Factors underlining the present monetary and credit policy:

*Credit growth to infrastructure has been robust.

*Lendings by commercial banks and other financial institutions to commercial real estate has accelerated.

* Weighted average lending rates in the Indian banking system was 10.5 per cent at the end of March 2010 (10.3 per cent by 2011 March-end), which is projected to go up in the coming financial year.

*The Base Rate of banks introduced from July 1, 2010, to replace the Prime Lending Rate, went up by 50-165 points between October 2010 and March 2011, covering 98 per cent of lendings by 64 major banks.

*It is necessary to maintain an interest rate environment that moderates inflation expectations.

* Environment of price stability to be maintained which will be conducive for sustaining growth in the medium term.

* Liquidity to be not of large surplus or deficit.

Salient features of the credit policy for 2011-12:


1. Rising global commodity prices including oil which may at best remain firm or increase further over another year or so. 2. Already high inflation, which is currently around nine per cent, will persist and may become worse.

3. Moderation in demand may help price reduction.

Policy announcements

a) No change in the Bank Rate and CRR/SLR rates

b) Repo rate to go up by 50 basis points from 6.75 to 7.25 per cent

c) Reverse repo rate to be increased from 5.75 to 6.25 per cent

(The repo rate is the rate at which the RBI lends moneys to banks and reverse repo is the rate at which the RBI accepts surplus moneys from banks).

d) Interest payable on savings bank deposits increased from 3.5 to 4 per cent.

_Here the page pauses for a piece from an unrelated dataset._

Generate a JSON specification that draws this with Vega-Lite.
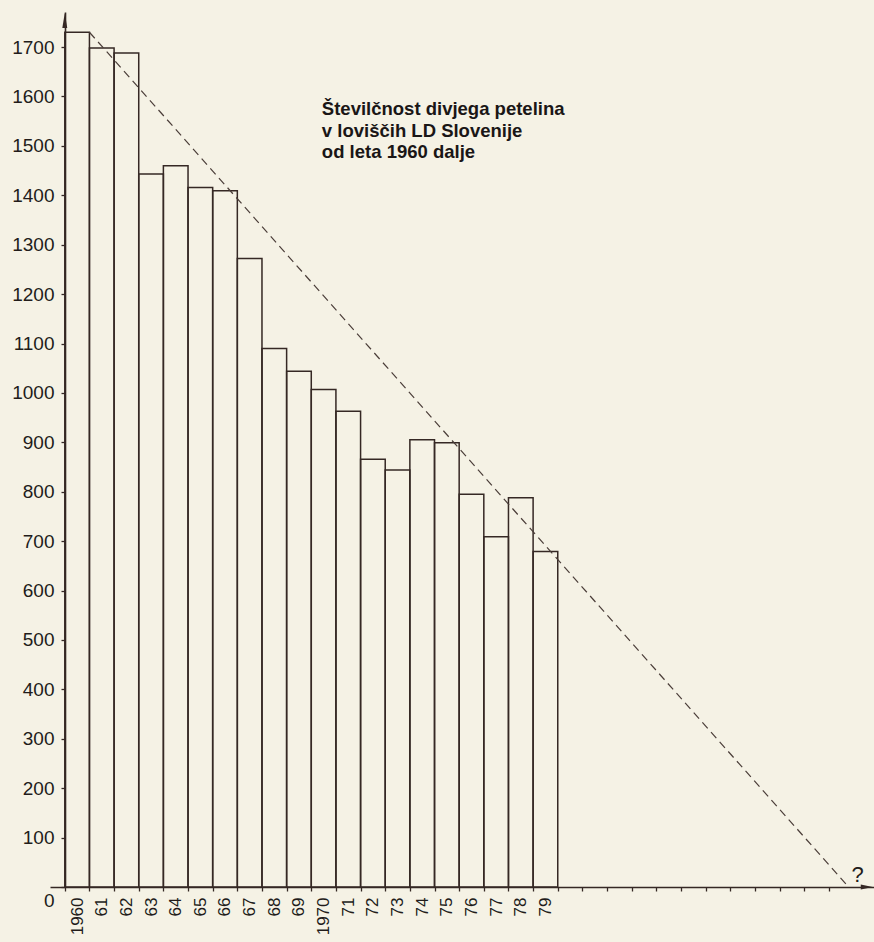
{
  "$schema": "https://vega.github.io/schema/vega-lite/v6.json",
  "autosize": "none",
  "width": 824,
  "height": 875,
  "padding": {"left": 50, "top": 12, "right": 0, "bottom": 55},
  "background": "#f5f2e5",
  "config": {"view": {"stroke": null}},
  "resolve": {"axis": {"x": "independent", "y": "independent"}},
  "datasets": {
    "counts": [
      {"year": 1960, "end": 1961, "value": 1730},
      {"year": 1961, "end": 1962, "value": 1698},
      {"year": 1962, "end": 1963, "value": 1688},
      {"year": 1963, "end": 1964, "value": 1443},
      {"year": 1964, "end": 1965, "value": 1460},
      {"year": 1965, "end": 1966, "value": 1416},
      {"year": 1966, "end": 1967, "value": 1409},
      {"year": 1967, "end": 1968, "value": 1272},
      {"year": 1968, "end": 1969, "value": 1090},
      {"year": 1969, "end": 1970, "value": 1044},
      {"year": 1970, "end": 1971, "value": 1007},
      {"year": 1971, "end": 1972, "value": 963},
      {"year": 1972, "end": 1973, "value": 866},
      {"year": 1973, "end": 1974, "value": 844},
      {"year": 1974, "end": 1975, "value": 905},
      {"year": 1975, "end": 1976, "value": 899},
      {"year": 1976, "end": 1977, "value": 795},
      {"year": 1977, "end": 1978, "value": 709},
      {"year": 1978, "end": 1979, "value": 788},
      {"year": 1979, "end": 1980, "value": 679}
    ],
    "trend": [
      {"year": 1961, "value": 1730},
      {"year": 1991.8, "value": 0}
    ]
  },
  "layer": [
    {
      "data": {"name": "counts"},
      "mark": {"type": "bar", "fill": "#f5f2e5", "fillOpacity": 0, "stroke": "#352824", "strokeWidth": 1.5},
      "encoding": {
        "x": {
          "field": "year", "type": "quantitative",
          "scale": {"domain": [1959.4, 1992.83], "nice": false, "zero": false},
          "axis": {
            "title": null,
            "orient": "bottom",
            "values": [1960,1961,1962,1963,1964,1965,1966,1967,1968,1969,1970,1971,1972,1973,1974,1975,1976,1977,1978,1979,1980,1981,1982,1983,1984,1985,1986,1987,1988,1989,1990,1991],
            "labelExpr": "datum.value > 1979 ? '' : (datum.value == 1960 || datum.value == 1970 ? '' + datum.value : substring('' + datum.value, 2))",
            "labelAngle": -90,
            "labelAlign": "right",
            "labelBaseline": "middle",
            "labelOffset": 12.3,
            "labelPadding": 6,
            "labelFont": "Liberation Sans",
            "labelFontSize": 17,
            "labelColor": "#221c1a",
            "tickSize": 4,
            "tickColor": "#352824",
            "tickWidth": 1.3,
            "domainColor": "#352824",
            "domainWidth": 1.6,
            "grid": false,
            "labelOverlap": false,
            "labelFlush": false
          }
        },
        "x2": {"field": "end"},
        "y": {
          "field": "value", "type": "quantitative",
          "scale": {"domain": [0, 1771], "nice": false},
          "axis": {
            "title": null,
            "orient": "left",
            "values": [0,100,200,300,400,500,600,700,800,900,1000,1100,1200,1300,1400,1500,1600,1700],
            "format": "d",
            "offset": -15,
            "labelFont": "Liberation Sans",
            "labelFontSize": 19,
            "labelColor": "#221c1a",
            "labelPadding": 7,
            "labelOffset": {"condition": {"test": "datum.value === 0", "value": 13}, "value": 0},
            "tickSize": 4,
            "tickColor": "#352824",
            "tickWidth": 1.3,
            "domainColor": "#352824",
            "domainWidth": 1.6,
            "grid": false,
            "labelOverlap": false,
            "labelFlush": false
          }
        },
        "y2": {"datum": 0}
      }
    },
    {
      "data": {"name": "trend"},
      "mark": {"type": "line", "stroke": "#4a3d38", "strokeWidth": 1.2, "strokeDash": [8, 5]},
      "encoding": {
        "x": {"field": "year", "type": "quantitative", "axis": null},
        "y": {"field": "value", "type": "quantitative", "axis": null}
      }
    },
    {
      "data": {"values": [{}]},
      "mark": {"type": "point", "shape": "M0,-1L0.33,1L-0.33,1Z", "filled": true, "color": "#352824", "size": 225, "opacity": 1},
      "encoding": {
        "x": {"datum": 1960, "axis": null},
        "y": {"datum": 1754, "axis": null}
      }
    },
    {
      "data": {"values": [{}]},
      "mark": {"type": "point", "shape": "M1,0L-1,-0.4L-1,0.4Z", "filled": true, "color": "#352824", "size": 144, "opacity": 1},
      "encoding": {
        "x": {"datum": 1992.535, "axis": null},
        "y": {"datum": 0, "axis": null}
      }
    },
    {
      "data": {"values": [{}]},
      "mark": {"type": "text", "text": "?", "font": "Liberation Sans", "fontSize": 22, "color": "#221c1a", "align": "center", "baseline": "alphabetic"},
      "encoding": {
        "x": {"datum": 1992.17, "axis": null},
        "y": {"datum": 10, "axis": null}
      }
    },
    {
      "data": {"values": [{}]},
      "mark": {
        "type": "text",
        "text": ["Številčnost divjega petelina", "v loviščih LD Slovenije", "od leta 1960 dalje"],
        "font": "Liberation Sans",
        "fontSize": 18.5,
        "fontWeight": "bold",
        "lineHeight": 21.5,
        "color": "#1a1616",
        "align": "left",
        "baseline": "alphabetic"
      },
      "encoding": {
        "x": {"datum": 1970.43, "axis": null},
        "y": {"datum": 1562, "axis": null}
      }
    }
  ]
}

The above directives will increase the cost of funds to banks. The repo rates were subjected to an earlier increase at the end of January, apart from such increases over the last 12 months when the inflation control policy was in force and bank lending rates too went up in tandem.

Effect of the present credit policy, which is also subjected to quarterly reviews:

Many banks have already jacked up the lending rates. Coming to housing loans, the Housing Development and Finance Corporation (HDFC), the largest housing finance bank in the country, has raised the lending rates as under:

@ Across the board raise of 50 basis points.

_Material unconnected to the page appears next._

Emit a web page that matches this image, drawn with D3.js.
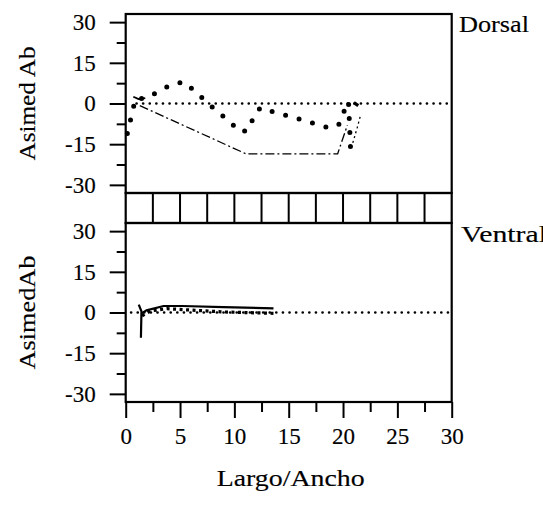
<!DOCTYPE html>
<html>
<head>
<meta charset="utf-8">
<script src="https://cdn.jsdelivr.net/npm/d3@7/dist/d3.min.js"></script>
<style>
  html, body { margin: 0; padding: 0; background: #fff; }
  svg { display: block; }
  text { font-family: "Liberation Serif", "DejaVu Serif", serif; fill: #000; stroke: #000; stroke-width: 0.15px; }
</style>
</head>
<body>
<svg id="chart" width="543" height="505"></svg>
<script>
// ---------- data ----------
const xTicksMajor = [0, 5, 10, 15, 20, 25, 30];
const xTicksMinor = [2.5, 7.5, 12.5, 17.5, 22.5, 27.5];
const yTicksMajor = [-30, -15, 0, 15, 30];
const yTicksMinor = [-22.5, -7.5, 7.5, 22.5];
const stripCells = [0, 2.5, 5, 7.5, 10, 12.5, 15, 17.5, 20, 22.5, 25, 27.5, 30];
const panelNames = ["Dorsal", "Ventral"];
const yTitles = ["Asimed Ab", "AsimedAb"];
const xTitle = "Largo/Ancho";

// reference line at 0
const refLine = [[1.0, 0], [30, 0]];
const refLineV = [[0.5, 0], [30, 0]];

// Dorsal panel series
const dorsalDotted = [[0.15, -11.1], [0.9, 1.8], [1.7, 1.8], [2.9, 4.1], [4.2, 7.0], [5.4, 8.0],
  [6.7, 3.3], [8.0, -1.4], [9.3, -5.8], [10.6, -10.5], [11.3, -9.8], [11.8, -4.6], [12.4, -1.5],
  [13.7, -3.2], [15.0, -4.6], [16.2, -6.0], [17.4, -7.5], [18.7, -9.0], [19.6, -7.8],
  [20.1, -2.8], [20.5, 0.8], [20.6, -8.0], [20.7, -17.5]];
const dorsalDotted2 = [[21.0, 0.3], [21.4, -0.8]];
const dorsalDashDot = [[1.3, -0.8], [11.1, -18.6], [19.5, -18.6], [20.4, -8.0]];
const dorsalDashDot2 = [[20.9, -14.5], [21.3, -9], [21.6, -4.5]];
const dorsalSolid = [[0.7, 2.5], [1.2, 1.6], [1.8, 2.0]];

// Ventral panel series
const ventralSolidA = [[1.2, 2.9], [1.45, 0.4], [1.4, -9.3]];
const ventralSolidB = [[1.45, -0.3], [1.9, 0.8], [3.5, 2.4], [5.2, 2.4], [9.0, 2.0], [13.6, 1.5]];
const ventralDashed = [[1.5, -1.2], [2.3, 0.6], [3.8, 1.4], [6.0, 0.9], [9.0, 0.2], [13.6, -0.3]];

// ---------- layout ----------
const svg = d3.select("#chart");
const L = 125.7, R = 451.7;
const topP = { y0: 14, y1: 193 };
const strip = { y0: 193, y1: 223 };
const botP = { y0: 223, y1: 402 };

const x = d3.scaleLinear().domain([0, 30]).range([L, R]);
const yTop = d3.scaleLinear().domain([-33, 33]).range([topP.y1, topP.y0]);
const yBot = d3.scaleLinear().domain([-33, 33]).range([botP.y1, botP.y0]);

const FS = 23;

function drawYAxis(y, name, title, p) {
  const gMaj = svg.append("g").attr("transform", `translate(${L},0)`)
    .call(d3.axisLeft(y).tickValues(yTicksMajor).tickSize(16).tickPadding(14).tickFormat(d3.format("d")));
  gMaj.select(".domain").remove();
  gMaj.selectAll(".tick line").attr("stroke", "#000").attr("stroke-width", 2);
  gMaj.selectAll(".tick text").attr("font-size", FS).attr("font-family", "Liberation Serif").attr("fill", "#000")
    .text(d => d < 0 ? "-" + Math.abs(d) : d);
  const gMin = svg.append("g").attr("transform", `translate(${L},0)`)
    .call(d3.axisLeft(y).tickValues(yTicksMinor).tickSize(9).tickFormat(""));
  gMin.select(".domain").remove();
  gMin.selectAll(".tick line").attr("stroke", "#000").attr("stroke-width", 2);

  svg.append("text")
    .attr("transform", `translate(35,${(p.y0 + p.y1) / 2}) rotate(-90)`)
    .attr("text-anchor", "middle")
    .attr("font-size", FS + 1)
    .attr("textLength", 114).attr("lengthAdjust", "spacingAndGlyphs")
    .text(title);
}

function frame(p) {
  svg.append("rect").attr("x", L).attr("y", p.y0).attr("width", R - L).attr("height", p.y1 - p.y0)
    .attr("fill", "none").attr("stroke", "#000").attr("stroke-width", 2.2);
}

const line = (y) => d3.line().x(d => x(d[0])).y(d => y(d[1]));

function path(data, y, opts) {
  svg.append("path").datum(data).attr("d", line(y))
    .attr("fill", "none").attr("stroke", "#000")
    .attr("stroke-width", opts.w)
    .attr("stroke-dasharray", opts.dash || null)
    .attr("stroke-linecap", opts.cap || "butt")
    .attr("stroke-linejoin", "round");
}

// ---------- top panel ----------
path(refLine, yTop, { w: 2.7, dash: "0 6.6", cap: "round" });
path(dorsalDashDot, yTop, { w: 1.3, dash: "9 3 2 3" });
path(dorsalDashDot2, yTop, { w: 1.3, dash: "2 3" });
path(dorsalSolid, yTop, { w: 1.8 });
path(dorsalDotted, yTop, { w: 5, dash: "0 14", cap: "round" });
path(dorsalDotted2, yTop, { w: 3.2 });
frame(topP);
drawYAxis(yTop, panelNames[0], yTitles[0], topP);

// ---------- strip ----------
svg.append("rect").attr("x", L).attr("y", strip.y0).attr("width", R - L).attr("height", strip.y1 - strip.y0)
  .attr("fill", "none").attr("stroke", "#000").attr("stroke-width", 2.2);
svg.append("g").selectAll("line").data(stripCells.slice(1, -1)).join("line")
  .attr("x1", d => x(d)).attr("x2", d => x(d))
  .attr("y1", strip.y0).attr("y2", strip.y1)
  .attr("stroke", "#000").attr("stroke-width", 2);

// ---------- bottom panel ----------
path(refLineV, yBot, { w: 2.7, dash: "0 6.6", cap: "round" });
path(ventralDashed, yBot, { w: 3.2, dash: "3 3.5" });
path(ventralSolidA, yBot, { w: 2.2 });
path(ventralSolidB, yBot, { w: 2.2 });
frame(botP);
drawYAxis(yBot, panelNames[1], yTitles[1], botP);

// ---------- x axis ----------
const gx = svg.append("g").attr("transform", `translate(0,${botP.y1})`)
  .call(d3.axisBottom(x).tickValues(xTicksMajor).tickSize(16).tickPadding(10));
gx.select(".domain").remove();
gx.selectAll(".tick line").attr("stroke", "#000").attr("stroke-width", 2);
gx.selectAll(".tick text").attr("font-size", FS).attr("font-family", "Liberation Serif").attr("fill", "#000");
const gx2 = svg.append("g").attr("transform", `translate(0,${botP.y1})`)
  .call(d3.axisBottom(x).tickValues(xTicksMinor).tickSize(10).tickFormat(""));
gx2.select(".domain").remove();
gx2.selectAll(".tick line").attr("stroke", "#000").attr("stroke-width", 2);

svg.append("text").attr("x", (x(0) + x(30)) / 2 + 2).attr("y", 486)
  .attr("text-anchor", "middle").attr("font-size", FS)
  .attr("textLength", 148).attr("lengthAdjust", "spacingAndGlyphs")
  .text(xTitle);

// ---------- panel names ----------
svg.append("text").attr("x", 459).attr("y", 32).attr("font-size", FS)
  .attr("textLength", 70).attr("lengthAdjust", "spacingAndGlyphs").text(panelNames[0]);
svg.append("text").attr("x", 461).attr("y", 242).attr("font-size", FS)
  .attr("textLength", 86).attr("lengthAdjust", "spacingAndGlyphs").text(panelNames[1]);
</script>
</body>
</html>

@interest on housing loan up to Rs. 30 lakh will be 10.25 per cent (floating)

@Interest on loans from Rs. 30,00,001 to Rs. 75 lakh will be 10.5 per cent

@ Interest on housing loans above Rs. 75 lakh will be 11 per cent

The HDFC had earlier raised the rates by 25 basis points from February 1, 2011.

The SBI, another massive lender to housing, has raised the interest by 75 basis points. This was after withdrawing its much publicised concessional teaser rates last month.

Other major banks which increased housing loan rates are Punjab National Bank, ICICI, Oriental Bank and Corporation Bank. Many other banks are reported to be completing the administrative formalities for raising their interest rates.

Another development is the revision in deposit rates by some banks which will jack up the cost of funds.


All the above indicate that it can be reasonably expected that during the next one year the trend will be to place housing loan rates in general at higher levels. Some relief can be the Union Budget focus on housing and infrastructure and the reported high housing targets in the next Five Year Plan, which need to be followed up by moderating the cost of borrowings so that the targets can be achieved.

Let us hope that the measures likely to be recommended by the Group of Ministers for controlling inflation will be practical and enforceable.